Justice Dept. asserts right to ‘state secrets’
 
BY SETH GALINSKY  
The U.S. Justice Department has warned a federal judge that it could “spirit away” top-secret documents in the court’s possession, if the judge refuses to dismiss a case brought by the al-Haramain Islamic Foundation, the Washington Post reported March 25.

“Any way you look at it, it’s pretty remarkable,” Jon Eisenberg, an attorney for the foundation, told the Post. “This is an executive branch threat to exercise control over a judicial branch function.”

On February 27 the federal appeals court in San Francisco rejected the Justice Department’s request for an emergency stay in the case to protect “state secrets.” According to the Post, this is the second time since Barack Obama became president that the department has asked that evidence be excluded in a civil case on grounds of “national security.”

Previous U.S. presidents, including William Clinton, George W. Bush, and James Carter have used similar arguments.

In early 2004 the FBI searched the al-Haramain charity’s headquarters in Ashland, Oregon, and the following day the Treasury Department froze its assets, claiming it was a terrorist front.

Government officials later accidentally sent the charity’s attorneys a classified phone surveillance log showing that al-Haramain board members and some of its attorneys had been wiretapped.

In 2006 lawyers and charity officials sued, arguing that the secret log proved their phone and e-mail communication had been spied on without court warrants, in violation of the right to free speech.

In its February 27 filing the Justice Department asserts that the judge lacks authority to grant the charity’s lawyers access to classified information “when the executive branch has denied them such access.”

The New York Times noted March 26 that the Obama administration is “moving to solidify … counterterrorism” as the top priority of the Justice Department and the FBI. According to the Times, Attorney General Eric Holder recently told reporters that while more prosecutors and agents will be hired for the “traditional” crime-fighting side of the Justice Department, those increases will not be made “at the expense of the national security component.”
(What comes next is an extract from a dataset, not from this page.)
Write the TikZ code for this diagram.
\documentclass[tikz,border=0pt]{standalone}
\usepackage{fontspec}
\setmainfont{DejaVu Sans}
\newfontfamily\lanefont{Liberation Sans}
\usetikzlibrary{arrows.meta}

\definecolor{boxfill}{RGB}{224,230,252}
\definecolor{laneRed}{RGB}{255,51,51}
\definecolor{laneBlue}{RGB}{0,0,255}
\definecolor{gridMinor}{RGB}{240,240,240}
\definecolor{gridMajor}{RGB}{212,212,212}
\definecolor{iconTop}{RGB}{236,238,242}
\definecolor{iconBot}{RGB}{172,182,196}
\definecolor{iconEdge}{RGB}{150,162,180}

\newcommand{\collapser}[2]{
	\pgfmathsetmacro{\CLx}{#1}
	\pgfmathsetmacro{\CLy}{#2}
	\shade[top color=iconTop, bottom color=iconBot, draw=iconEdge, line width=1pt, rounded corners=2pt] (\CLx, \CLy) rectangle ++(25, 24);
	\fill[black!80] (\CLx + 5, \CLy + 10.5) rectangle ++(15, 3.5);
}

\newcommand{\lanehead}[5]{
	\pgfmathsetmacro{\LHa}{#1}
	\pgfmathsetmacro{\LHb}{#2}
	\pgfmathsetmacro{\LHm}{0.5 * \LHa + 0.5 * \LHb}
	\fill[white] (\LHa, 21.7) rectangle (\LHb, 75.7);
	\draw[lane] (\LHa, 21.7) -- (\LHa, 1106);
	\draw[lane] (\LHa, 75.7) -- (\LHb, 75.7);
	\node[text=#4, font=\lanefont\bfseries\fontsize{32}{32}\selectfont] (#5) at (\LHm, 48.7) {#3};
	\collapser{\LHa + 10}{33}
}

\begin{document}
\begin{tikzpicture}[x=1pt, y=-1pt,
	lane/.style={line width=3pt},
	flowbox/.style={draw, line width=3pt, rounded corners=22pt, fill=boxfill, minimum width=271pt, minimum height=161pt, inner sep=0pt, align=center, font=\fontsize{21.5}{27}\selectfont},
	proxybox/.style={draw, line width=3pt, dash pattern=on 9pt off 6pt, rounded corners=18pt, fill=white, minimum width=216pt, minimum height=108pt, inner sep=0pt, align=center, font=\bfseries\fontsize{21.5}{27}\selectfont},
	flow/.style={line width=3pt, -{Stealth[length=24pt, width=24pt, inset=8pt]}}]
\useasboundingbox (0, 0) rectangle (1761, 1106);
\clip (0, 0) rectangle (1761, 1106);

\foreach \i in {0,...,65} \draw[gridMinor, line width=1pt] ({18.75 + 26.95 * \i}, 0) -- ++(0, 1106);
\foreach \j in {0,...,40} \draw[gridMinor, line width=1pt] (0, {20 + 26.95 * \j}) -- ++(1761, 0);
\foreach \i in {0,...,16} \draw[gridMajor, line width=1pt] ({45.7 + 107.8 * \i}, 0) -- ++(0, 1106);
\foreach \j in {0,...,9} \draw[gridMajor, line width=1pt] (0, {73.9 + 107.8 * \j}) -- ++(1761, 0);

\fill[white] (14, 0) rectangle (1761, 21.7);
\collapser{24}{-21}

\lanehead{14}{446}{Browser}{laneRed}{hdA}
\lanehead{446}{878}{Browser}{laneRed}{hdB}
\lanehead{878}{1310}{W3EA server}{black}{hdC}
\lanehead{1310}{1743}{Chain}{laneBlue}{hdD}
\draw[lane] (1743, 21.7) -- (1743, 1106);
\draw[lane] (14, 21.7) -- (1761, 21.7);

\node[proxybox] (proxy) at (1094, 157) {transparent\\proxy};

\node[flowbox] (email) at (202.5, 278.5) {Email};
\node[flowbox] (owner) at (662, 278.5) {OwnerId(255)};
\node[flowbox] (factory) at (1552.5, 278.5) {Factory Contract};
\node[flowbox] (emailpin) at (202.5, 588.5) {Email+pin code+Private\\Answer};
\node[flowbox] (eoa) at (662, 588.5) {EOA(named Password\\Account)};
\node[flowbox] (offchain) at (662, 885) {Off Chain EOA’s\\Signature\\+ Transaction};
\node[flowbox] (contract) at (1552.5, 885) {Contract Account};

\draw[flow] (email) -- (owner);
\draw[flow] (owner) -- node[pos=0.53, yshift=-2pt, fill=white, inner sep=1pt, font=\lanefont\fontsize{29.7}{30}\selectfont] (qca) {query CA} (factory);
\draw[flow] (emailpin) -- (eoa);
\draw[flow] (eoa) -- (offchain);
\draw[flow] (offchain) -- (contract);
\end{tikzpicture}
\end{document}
FBI Director Robert Mueller urged Congress March 25 to renew measures of the Patriot Act that expire in December. He told the Senate Judiciary Committee that the FBI had used the act to gain access to private business records—without notifying alleged “suspects”—220 times between 2004 and 2007. A “roving” wiretaps provision, under which one warrant can authorize surveillance on multiple phones and computers, was used 147 times. It has eliminated “an awful lot of paperwork,” Mueller said.